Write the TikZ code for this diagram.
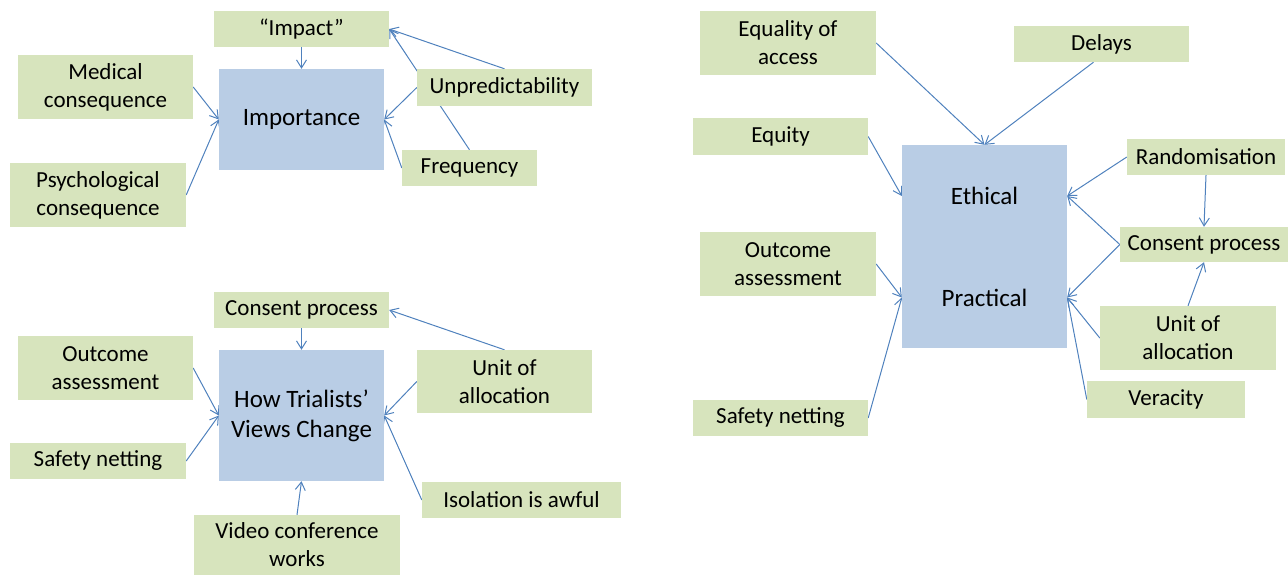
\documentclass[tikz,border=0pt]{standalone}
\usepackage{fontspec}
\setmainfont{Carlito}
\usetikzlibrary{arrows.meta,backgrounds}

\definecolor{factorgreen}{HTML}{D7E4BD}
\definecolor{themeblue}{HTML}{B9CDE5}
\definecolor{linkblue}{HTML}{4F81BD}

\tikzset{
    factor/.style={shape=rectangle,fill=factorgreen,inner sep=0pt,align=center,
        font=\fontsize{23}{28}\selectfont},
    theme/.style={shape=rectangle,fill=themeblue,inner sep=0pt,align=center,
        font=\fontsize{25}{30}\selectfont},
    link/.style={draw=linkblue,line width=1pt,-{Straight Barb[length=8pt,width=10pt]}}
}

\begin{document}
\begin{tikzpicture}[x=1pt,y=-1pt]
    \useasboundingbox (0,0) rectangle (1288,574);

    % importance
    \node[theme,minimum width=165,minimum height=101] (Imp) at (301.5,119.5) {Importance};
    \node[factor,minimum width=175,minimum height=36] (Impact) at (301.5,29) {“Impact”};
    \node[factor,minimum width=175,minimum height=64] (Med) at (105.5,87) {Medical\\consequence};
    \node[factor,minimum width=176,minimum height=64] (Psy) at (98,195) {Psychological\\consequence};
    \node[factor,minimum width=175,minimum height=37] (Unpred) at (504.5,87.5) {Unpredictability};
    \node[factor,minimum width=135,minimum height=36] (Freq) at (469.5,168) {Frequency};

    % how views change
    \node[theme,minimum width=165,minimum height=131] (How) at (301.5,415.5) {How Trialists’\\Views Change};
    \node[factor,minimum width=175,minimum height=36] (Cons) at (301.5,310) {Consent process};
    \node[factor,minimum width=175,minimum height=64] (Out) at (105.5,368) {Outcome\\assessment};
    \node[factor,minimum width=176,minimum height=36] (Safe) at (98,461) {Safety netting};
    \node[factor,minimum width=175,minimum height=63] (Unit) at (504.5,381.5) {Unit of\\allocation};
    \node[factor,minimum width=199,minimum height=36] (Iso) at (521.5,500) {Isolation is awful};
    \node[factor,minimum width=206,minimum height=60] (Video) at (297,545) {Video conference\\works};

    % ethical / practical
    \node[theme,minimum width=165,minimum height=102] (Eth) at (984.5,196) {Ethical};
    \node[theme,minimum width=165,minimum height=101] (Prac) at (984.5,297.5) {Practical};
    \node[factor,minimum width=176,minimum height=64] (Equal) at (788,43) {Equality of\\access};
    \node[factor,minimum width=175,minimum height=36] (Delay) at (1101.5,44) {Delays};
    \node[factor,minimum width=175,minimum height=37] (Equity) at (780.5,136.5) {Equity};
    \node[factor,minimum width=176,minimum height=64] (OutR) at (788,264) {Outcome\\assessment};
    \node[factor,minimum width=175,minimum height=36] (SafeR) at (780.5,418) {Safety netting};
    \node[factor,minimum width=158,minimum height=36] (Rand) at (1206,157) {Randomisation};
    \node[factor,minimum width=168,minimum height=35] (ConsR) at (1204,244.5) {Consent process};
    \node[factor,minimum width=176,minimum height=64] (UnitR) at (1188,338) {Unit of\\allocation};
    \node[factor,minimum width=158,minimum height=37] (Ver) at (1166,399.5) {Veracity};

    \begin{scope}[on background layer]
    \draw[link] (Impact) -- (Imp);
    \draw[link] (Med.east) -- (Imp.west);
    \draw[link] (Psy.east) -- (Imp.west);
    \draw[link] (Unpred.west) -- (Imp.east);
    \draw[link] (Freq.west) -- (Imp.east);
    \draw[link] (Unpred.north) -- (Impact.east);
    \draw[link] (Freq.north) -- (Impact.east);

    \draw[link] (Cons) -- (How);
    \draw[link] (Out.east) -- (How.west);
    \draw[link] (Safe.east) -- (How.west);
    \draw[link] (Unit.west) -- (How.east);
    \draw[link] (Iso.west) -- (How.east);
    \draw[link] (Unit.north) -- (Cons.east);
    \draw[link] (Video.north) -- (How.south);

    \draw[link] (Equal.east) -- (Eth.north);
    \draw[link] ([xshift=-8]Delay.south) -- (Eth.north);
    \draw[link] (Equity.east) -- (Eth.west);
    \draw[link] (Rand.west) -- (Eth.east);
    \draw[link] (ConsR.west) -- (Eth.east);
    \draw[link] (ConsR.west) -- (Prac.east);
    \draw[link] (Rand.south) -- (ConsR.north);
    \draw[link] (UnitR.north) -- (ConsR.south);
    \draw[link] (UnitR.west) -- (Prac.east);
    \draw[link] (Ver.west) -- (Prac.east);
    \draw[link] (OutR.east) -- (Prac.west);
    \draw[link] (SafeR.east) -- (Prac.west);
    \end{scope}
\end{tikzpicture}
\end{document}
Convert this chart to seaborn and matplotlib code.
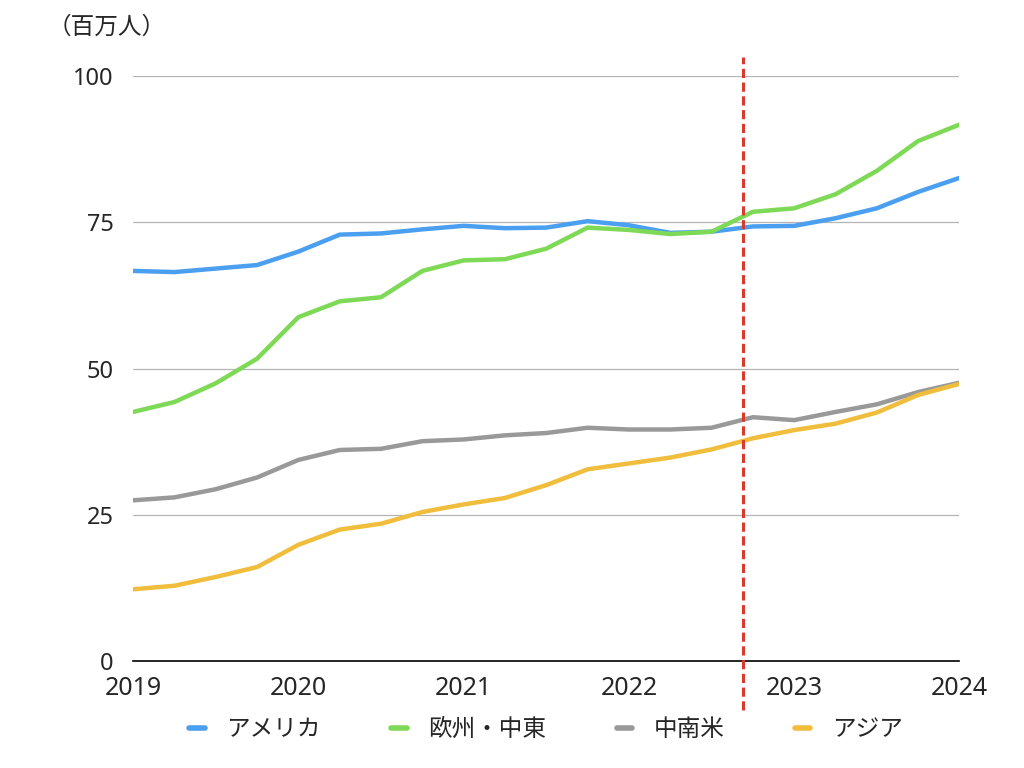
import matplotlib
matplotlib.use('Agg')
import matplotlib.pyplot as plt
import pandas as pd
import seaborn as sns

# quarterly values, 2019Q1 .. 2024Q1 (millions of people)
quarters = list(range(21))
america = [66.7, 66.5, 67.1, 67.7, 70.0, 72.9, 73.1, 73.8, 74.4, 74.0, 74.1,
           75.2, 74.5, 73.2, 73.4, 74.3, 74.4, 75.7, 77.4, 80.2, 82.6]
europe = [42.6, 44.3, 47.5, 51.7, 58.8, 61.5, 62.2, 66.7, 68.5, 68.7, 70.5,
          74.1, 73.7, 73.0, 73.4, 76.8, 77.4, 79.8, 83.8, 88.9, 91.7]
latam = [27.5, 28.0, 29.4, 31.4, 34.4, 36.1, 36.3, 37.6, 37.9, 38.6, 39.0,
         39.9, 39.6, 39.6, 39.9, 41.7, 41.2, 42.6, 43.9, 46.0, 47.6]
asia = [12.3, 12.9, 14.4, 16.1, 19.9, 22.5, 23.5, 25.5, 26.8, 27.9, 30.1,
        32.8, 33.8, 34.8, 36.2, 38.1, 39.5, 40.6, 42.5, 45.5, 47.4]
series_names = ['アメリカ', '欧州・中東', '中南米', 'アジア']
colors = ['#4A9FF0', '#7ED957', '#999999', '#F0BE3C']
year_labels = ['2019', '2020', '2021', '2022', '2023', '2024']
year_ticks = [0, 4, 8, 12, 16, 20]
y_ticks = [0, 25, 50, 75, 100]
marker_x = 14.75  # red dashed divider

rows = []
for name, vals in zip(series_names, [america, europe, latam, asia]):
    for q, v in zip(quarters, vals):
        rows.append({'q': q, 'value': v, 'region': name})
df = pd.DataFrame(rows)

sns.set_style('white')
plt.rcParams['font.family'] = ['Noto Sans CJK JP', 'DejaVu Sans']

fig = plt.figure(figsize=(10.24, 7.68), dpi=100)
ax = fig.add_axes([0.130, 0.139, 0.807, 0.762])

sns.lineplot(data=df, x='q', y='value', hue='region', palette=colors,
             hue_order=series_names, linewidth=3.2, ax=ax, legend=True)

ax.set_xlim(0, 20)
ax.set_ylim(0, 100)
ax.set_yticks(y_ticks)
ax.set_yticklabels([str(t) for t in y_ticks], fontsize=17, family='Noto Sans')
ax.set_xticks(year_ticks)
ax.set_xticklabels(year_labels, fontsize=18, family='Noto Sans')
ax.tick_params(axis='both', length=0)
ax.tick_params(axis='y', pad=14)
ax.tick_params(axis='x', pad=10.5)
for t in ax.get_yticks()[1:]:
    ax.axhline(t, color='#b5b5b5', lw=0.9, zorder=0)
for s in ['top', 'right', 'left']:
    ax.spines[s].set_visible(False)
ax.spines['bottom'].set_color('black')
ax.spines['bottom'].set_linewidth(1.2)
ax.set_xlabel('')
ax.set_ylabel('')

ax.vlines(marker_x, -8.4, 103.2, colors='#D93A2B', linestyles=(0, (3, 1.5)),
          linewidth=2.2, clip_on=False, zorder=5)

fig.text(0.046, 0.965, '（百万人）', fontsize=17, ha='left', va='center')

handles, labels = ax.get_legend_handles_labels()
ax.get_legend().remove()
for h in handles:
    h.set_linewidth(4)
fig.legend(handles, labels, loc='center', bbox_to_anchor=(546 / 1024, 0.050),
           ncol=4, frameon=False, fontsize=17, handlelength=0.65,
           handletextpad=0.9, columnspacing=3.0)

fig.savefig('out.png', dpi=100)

****************************************

DO THIS: Omit all pictures, then copy the lines between the ones holding "Convert this chart" and "import seaborn as sns", inclusive.

ANSWER FOR THE TASK:
Convert this chart to seaborn and matplotlib code.
import matplotlib
matplotlib.use('Agg')
import matplotlib.pyplot as plt
import pandas as pd
import seaborn as sns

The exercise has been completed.